**Instruction:** Retype the whole listing verbatim and keep the pictures out of it.
○ ○ ○ ○ ○
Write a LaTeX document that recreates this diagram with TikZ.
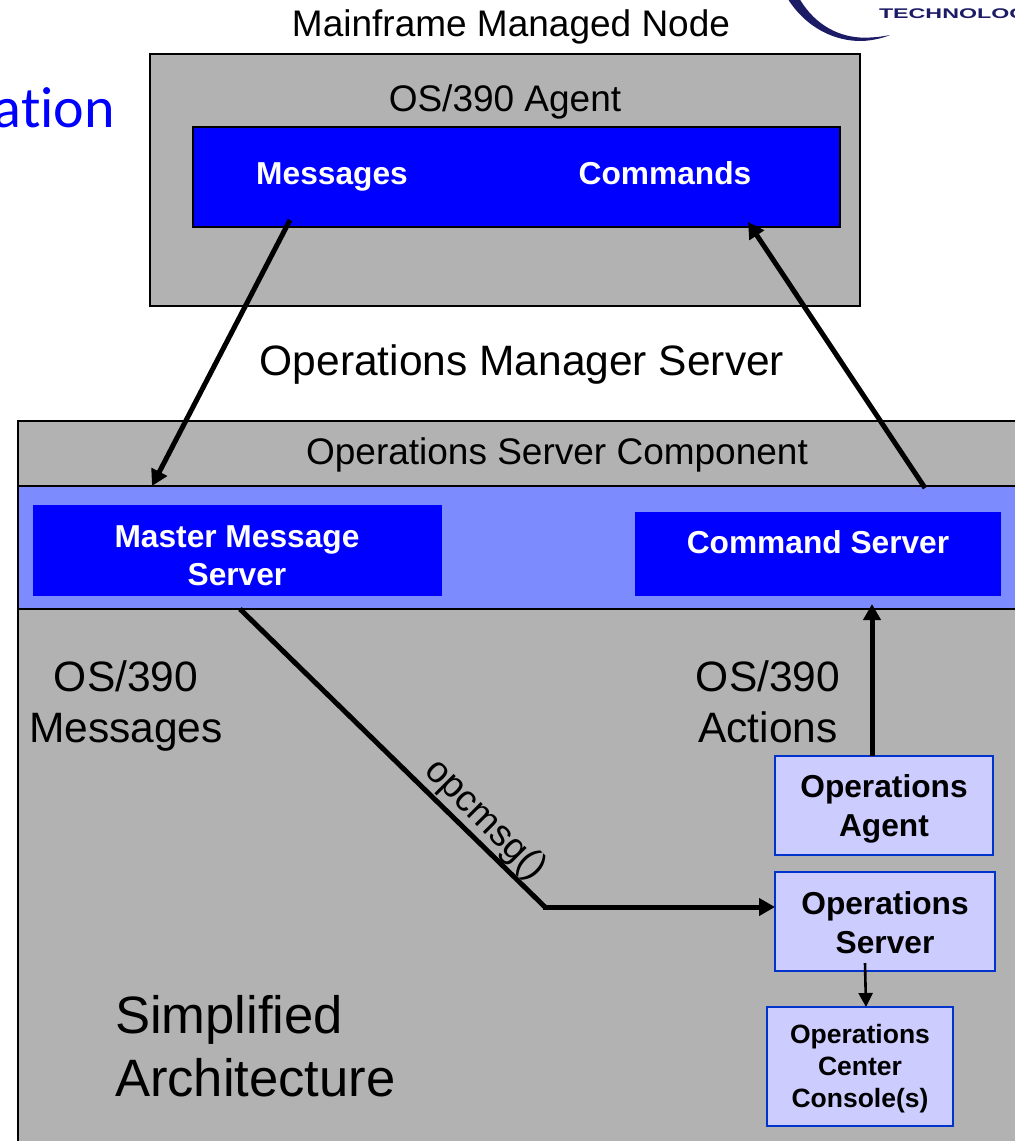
\documentclass[tikz,border=0pt]{standalone}
\usepackage{fontspec}
\setmainfont{Liberation Sans}
\newfontfamily\titlefont[Ligatures=NoCommon]{Carlito}
\usetikzlibrary{arrows.meta}
\definecolor{panelgray}{HTML}{B2B2B2}
\definecolor{deepblue}{HTML}{0000FF}
\definecolor{midblue}{HTML}{7C8CFF}
\definecolor{paleblue}{HTML}{CCCCFF}
\definecolor{edgeblue}{HTML}{0033CC}
\definecolor{logonavy}{HTML}{1C1C66}
\newcommand{\fs}[2]{\fontsize{#1}{#2}\selectfont}
\tikzset{
  every node/.style={inner sep=0pt,outer sep=0pt},
  panel/.style={draw=black,fill=panelgray,line width=2.4pt},
  bluebox/.style={draw=black,fill=deepblue,line width=2.4pt},
  flatblue/.style={fill=deepblue},
  bandbox/.style={draw=black,fill=midblue,line width=2.4pt},
  palebox/.style={draw=edgeblue,fill=paleblue,line width=2.5pt},
  whitelabel/.style={text=white,font=\bfseries\fs{31.7}{37.5},align=center},
  midlabel/.style={text=black,font=\fs{37}{44},align=center},
  biglabel/.style={text=black,font=\fs{42.5}{51},align=center},
  palelabel/.style={text=black,font=\bfseries\fs{31.7}{38.5},align=center},
  smallpale/.style={text=black,font=\bfseries\fs{26.5}{32},align=center},
  thickarrow/.style={draw=black,line width=5pt,-{Triangle[length=16pt,width=17pt]}},
  thickline/.style={draw=black,line width=5pt},
  thinarrow/.style={draw=black,line width=2.6pt,-{Triangle[length=14pt,width=14pt]}},
}
\begin{document}
\begin{tikzpicture}[x=1pt,y=-1pt]
\useasboundingbox (0,0) rectangle (1015,1141);
\begin{scope}
\clip (0,0) rectangle (1015,1141);
% logo
\fill[logonavy] (786,-4) .. controls (805,28) and (835,41.5) .. (862,41)
  .. controls (873,40.5) and (883,38) .. (890,35)
  .. controls (880,37) and (870,38) .. (860,37.5)
  .. controls (835,36) and (812,22) .. (798,-4) -- cycle;
\node[anchor=base west,text=logonavy,font=\bfseries\fs{14}{14},xscale=1.66] (logotext) at (879,18) {TECHNOLOGY};
% title fragment
\node[anchor=base east,text=deepblue] (titlefrag) at (115,127) {\titlefont\fs{58}{58}ation};
% top panel
\node[midlabel] (mainframe) at (511,27) {Mainframe Managed Node};
\node[panel,minimum width=710pt,minimum height=252pt] (agentpanel) at (505,180) {};
\node[midlabel] (agentlabel) at (505,102) {OS/390 Agent};
\node[bluebox,minimum width=647pt,minimum height=100pt] (agentbox) at (516.5,177) {};
\node[whitelabel] (messages) at (332,177) {Messages};
\node[whitelabel] (commands) at (665,173) {Commands};
\node[biglabel] (omserver) at (522,365) {Operations Manager Server};
% server panel
\node[panel,minimum width=1020pt,minimum height=760pt] (serverpanel) at (528,801) {};
\node[midlabel] (componentlabel) at (557,455) {Operations Server Component};
\node[bandbox,minimum width=1022pt,minimum height=123pt] (band) at (529,547.5) {};
\node[flatblue,minimum width=409pt,minimum height=91pt] (master) at (237.5,550.5) {};
\node[whitelabel] (masterlabel) at (237,555.5) {Master Message\\Server};
\node[flatblue,minimum width=366pt,minimum height=84pt] (cmdserver) at (818,554) {};
\node[whitelabel] (cmdlabel) at (818,542) {Command Server};
\node[biglabel] (osmsg) at (126,706) {OS/390\\Messages};
\node[biglabel] (osact) at (768,702) {OS/390\\Actions};
\node[anchor=west,text=black,font=\fs{52.6}{63},align=left] (simplified) at (115,1046) {Simplified\\Architecture};
\node[palebox,minimum width=218pt,minimum height=99pt] (opsagent) at (884,805.5) {};
\node[palelabel] (opsagentlabel) at (884,809) {Operations\\Agent};
\node[palebox,minimum width=220pt,minimum height=99pt] (opsserver) at (885,921.5) {};
\node[palelabel] (opsserverlabel) at (885,922.5) {Operations\\Server};
\node[palebox,minimum width=186pt,minimum height=119pt] (console) at (860,1066.5) {};
\node[smallpale] (consolelabel) at (860,1069) {Operations\\Center\\Console(s)};
\coordinate (bend) at (545,907);
% connectors
\draw[thickarrow] ([xshift=-226.5pt,yshift=7pt]agentbox.south) -- ([xshift=-377pt]band.north);
\draw[thickarrow] ([xshift=396pt,yshift=-2pt]band.north) -- ([xshift=231.5pt,yshift=5pt]agentbox.south);
\draw[thickarrow] ([xshift=-12pt]opsagent.north) -- ([xshift=54pt,yshift=-8pt]cmdserver.south);
\draw[thickline] ([xshift=-289pt]band.south) -- (bend);
\draw[thickarrow] ([xshift=-2.5pt]bend) -- (bend -| opsserver.west);
\draw[thinarrow] ([xshift=-20pt,yshift=8pt]opsserver.south) -- ([xshift=6pt]console.north);
\node[text=black,font=\fs{37}{37},rotate=-45] (opcmsg) at (485,820) {opcmsg()};
\end{scope}
\end{tikzpicture}
\end{document}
○ ○ ○ ○ ○
**Solution:**
Write a LaTeX document that recreates this diagram with TikZ.
\documentclass[tikz,border=0pt]{standalone}
\usepackage{fontspec}
\setmainfont{Liberation Sans}
\newfontfamily\titlefont[Ligatures=NoCommon]{Carlito}
\usetikzlibrary{arrows.meta}
\definecolor{panelgray}{HTML}{B2B2B2}
\definecolor{deepblue}{HTML}{0000FF}
\definecolor{midblue}{HTML}{7C8CFF}
\definecolor{paleblue}{HTML}{CCCCFF}
\definecolor{edgeblue}{HTML}{0033CC}
\definecolor{logonavy}{HTML}{1C1C66}
\newcommand{\fs}[2]{\fontsize{#1}{#2}\selectfont}
\tikzset{
  every node/.style={inner sep=0pt,outer sep=0pt},
  panel/.style={draw=black,fill=panelgray,line width=2.4pt},
  bluebox/.style={draw=black,fill=deepblue,line width=2.4pt},
  flatblue/.style={fill=deepblue},
  bandbox/.style={draw=black,fill=midblue,line width=2.4pt},
  palebox/.style={draw=edgeblue,fill=paleblue,line width=2.5pt},
  whitelabel/.style={text=white,font=\bfseries\fs{31.7}{37.5},align=center},
  midlabel/.style={text=black,font=\fs{37}{44},align=center},
  biglabel/.style={text=black,font=\fs{42.5}{51},align=center},
  palelabel/.style={text=black,font=\bfseries\fs{31.7}{38.5},align=center},
  smallpale/.style={text=black,font=\bfseries\fs{26.5}{32},align=center},
  thickarrow/.style={draw=black,line width=5pt,-{Triangle[length=16pt,width=17pt]}},
  thickline/.style={draw=black,line width=5pt},
  thinarrow/.style={draw=black,line width=2.6pt,-{Triangle[length=14pt,width=14pt]}},
}
\begin{document}
\begin{tikzpicture}[x=1pt,y=-1pt]
\useasboundingbox (0,0) rectangle (1015,1141);
\begin{scope}
\clip (0,0) rectangle (1015,1141);
% logo
\fill[logonavy] (786,-4) .. controls (805,28) and (835,41.5) .. (862,41)
  .. controls (873,40.5) and (883,38) .. (890,35)
  .. controls (880,37) and (870,38) .. (860,37.5)
  .. controls (835,36) and (812,22) .. (798,-4) -- cycle;
\node[anchor=base west,text=logonavy,font=\bfseries\fs{14}{14},xscale=1.66] (logotext) at (879,18) {TECHNOLOGY};
% title fragment
\node[anchor=base east,text=deepblue] (titlefrag) at (115,127) {\titlefont\fs{58}{58}ation};
% top panel
\node[midlabel] (mainframe) at (511,27) {Mainframe Managed Node};
\node[panel,minimum width=710pt,minimum height=252pt] (agentpanel) at (505,180) {};
\node[midlabel] (agentlabel) at (505,102) {OS/390 Agent};
\node[bluebox,minimum width=647pt,minimum height=100pt] (agentbox) at (516.5,177) {};
\node[whitelabel] (messages) at (332,177) {Messages};
\node[whitelabel] (commands) at (665,173) {Commands};
\node[biglabel] (omserver) at (522,365) {Operations Manager Server};
% server panel
\node[panel,minimum width=1020pt,minimum height=760pt] (serverpanel) at (528,801) {};
\node[midlabel] (componentlabel) at (557,455) {Operations Server Component};
\node[bandbox,minimum width=1022pt,minimum height=123pt] (band) at (529,547.5) {};
\node[flatblue,minimum width=409pt,minimum height=91pt] (master) at (237.5,550.5) {};
\node[whitelabel] (masterlabel) at (237,555.5) {Master Message\\Server};
\node[flatblue,minimum width=366pt,minimum height=84pt] (cmdserver) at (818,554) {};
\node[whitelabel] (cmdlabel) at (818,542) {Command Server};
\node[biglabel] (osmsg) at (126,706) {OS/390\\Messages};
\node[biglabel] (osact) at (768,702) {OS/390\\Actions};
\node[anchor=west,text=black,font=\fs{52.6}{63},align=left] (simplified) at (115,1046) {Simplified\\Architecture};
\node[palebox,minimum width=218pt,minimum height=99pt] (opsagent) at (884,805.5) {};
\node[palelabel] (opsagentlabel) at (884,809) {Operations\\Agent};
\node[palebox,minimum width=220pt,minimum height=99pt] (opsserver) at (885,921.5) {};
\node[palelabel] (opsserverlabel) at (885,922.5) {Operations\\Server};
\node[palebox,minimum width=186pt,minimum height=119pt] (console) at (860,1066.5) {};
\node[smallpale] (consolelabel) at (860,1069) {Operations\\Center\\Console(s)};
\coordinate (bend) at (545,907);
% connectors
\draw[thickarrow] ([xshift=-226.5pt,yshift=7pt]agentbox.south) -- ([xshift=-377pt]band.north);
\draw[thickarrow] ([xshift=396pt,yshift=-2pt]band.north) -- ([xshift=231.5pt,yshift=5pt]agentbox.south);
\draw[thickarrow] ([xshift=-12pt]opsagent.north) -- ([xshift=54pt,yshift=-8pt]cmdserver.south);
\draw[thickline] ([xshift=-289pt]band.south) -- (bend);
\draw[thickarrow] ([xshift=-2.5pt]bend) -- (bend -| opsserver.west);
\draw[thinarrow] ([xshift=-20pt,yshift=8pt]opsserver.south) -- ([xshift=6pt]console.north);
\node[text=black,font=\fs{37}{37},rotate=-45] (opcmsg) at (485,820) {opcmsg()};
\end{scope}
\end{tikzpicture}
\end{document}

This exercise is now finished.